Dealing with a spider mite problem is not very easy, but with persistence and a trained eye, you’ll learn to eradicate these pests within a few weeks. Our first tip towards success is acting as soon as possible. A spider mite’s life cycle can be as short as 5 days, and every female mite lays hundreds of eggs, so treating the infestation in a timely fashion is key. In addition, remember that spider mites can travel from plant to plant, so it’s best to isolate any affected plants whenever possible.
Luckily, when it comes to spider mites, home remedies often pack the most powerful punch. Below we list several effective methods you can try, and many plant owners see the most success in using a few different pest remedies interchangeably. You can mix and match several home remedies and use a different method on a weekly basis for best results.
Note - always treat your plants at the end of the day. This way, you avoid killing beneficial insects in your garden. Some of the methods may also prevent the plant from photosynthesizing for a short time or may burn the plant’s leaves when exposed to bright sunlight - two more reasons to apply insecticide, homemade or not, at dawn.

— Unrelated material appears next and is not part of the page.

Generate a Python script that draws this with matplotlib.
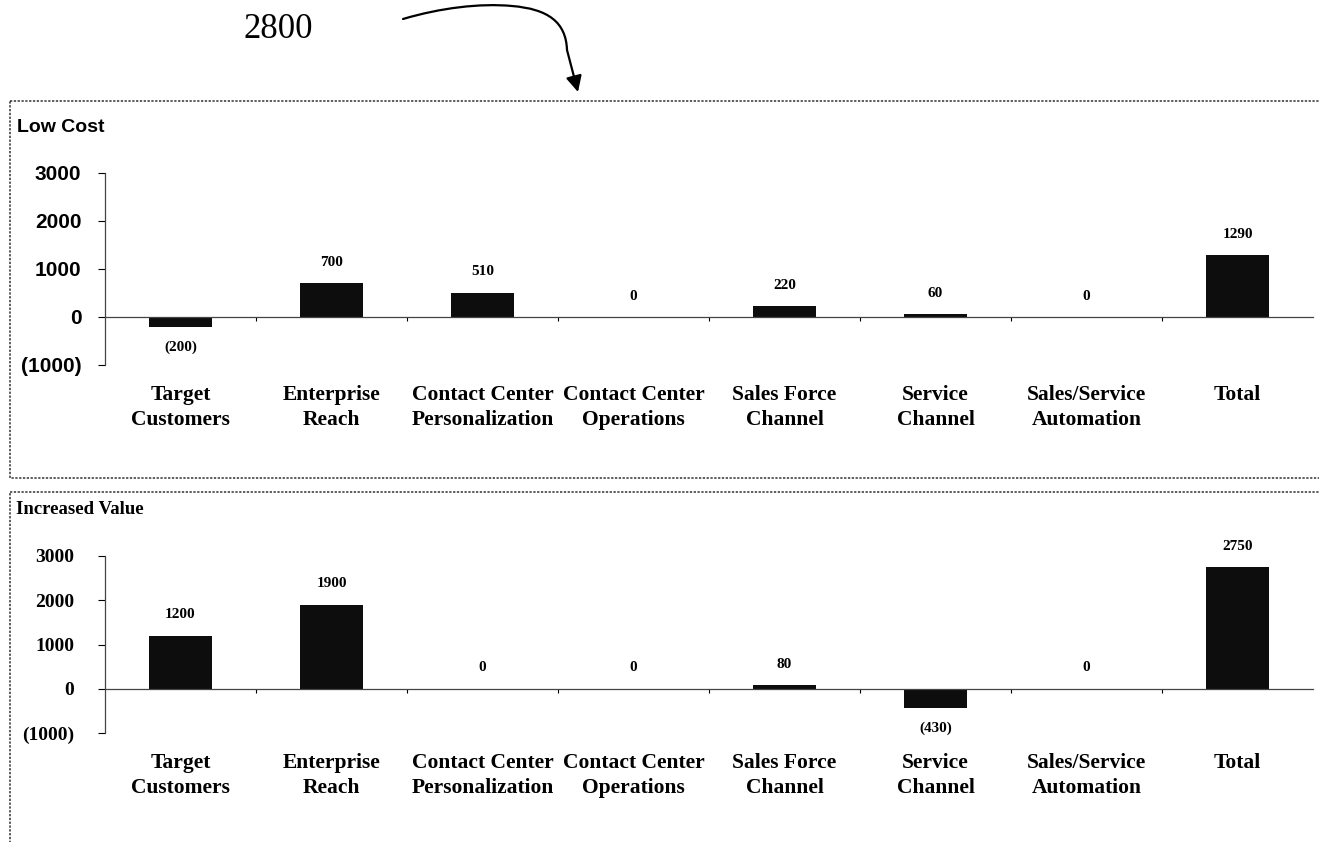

In a clean sprayer bottle, combine 2-3 drops of dish soap, 1 tablespoon of rubbing alcohol, and lukewarm water. Shake well, and then use this mixture to spray both sides of the leaves and stems of the affected plant. Let the soapy water sit on the plant for 10-15 minutes, and then take a damp cloth and thoroughly wipe down the plant. As the last step, move the plant to a bathtub or sink and rinse it generously with lukewarm water. When working with garden plants, simply hose down the leaves for this last step.
Once you’re done, there should a visible reduction in the white dust on the plant’s leaves. Check the plant again in 5-7 days. You can repeat this method weekly until the issue resolves completely.
Horticultural oil and neem oil are both effective against spider mites. The advantage of neem oil, in particular, is that it also kills spider mite eggs. All you have to do is follow the packaging instructions, spray the plant with the oil, and the spider mites will stick to it and die. Some of these oils come in a concentrate, whereas others are ready to use as is - so make sure to read the label before using.
Spider mites are the vampires of the plant world. And just like these legendary bloodthirsty monsters, spider mites can’t stand garlic. How do you use this kitchen staple against the notorious pest? Just peel and crush 1 full head of garlic, place it in a container, and cover it with 1 gallon of water. Let this mixture sit for 30 minutes, then drain the garlic and spray the liquid directly onto the plant. After about 1-2 hours, we recommend rinsing the plant with plenty of lukewarm water.
A similar brew can also be made with onions. Just chop up 1/3 cup of onions, add it to a stock pot along with 1 gallon of water and simmer for 30-40 minutes. Then remove the pot from the heat and let it cool to room temperature. Use this onion water to spray the plants - no additional diluting is necessary.
Other Spider Mite Insecticides
Apart from home remedies, you can also use store-bought insecticides or even beneficial insects like ladybugs and lacewings to eliminate spider mites. For a full guide on beneficial insects, read this article - Attracting Beneficial Garden Insects.
As for chemical-based pesticides, pyrethroid pesticides, malathion, cyfluthrin, and bifenthrin are all considered effective against spider mites. However, these harsher chemicals are generally reserved for widespread infestations only after other, more natural methods have failed because they can be toxic to beneficial insects in your garden, as well as pets, or even humans. Talk to a professional at your local garden center and follow the usage instructions carefully if you’re considering one of these harsher insecticides.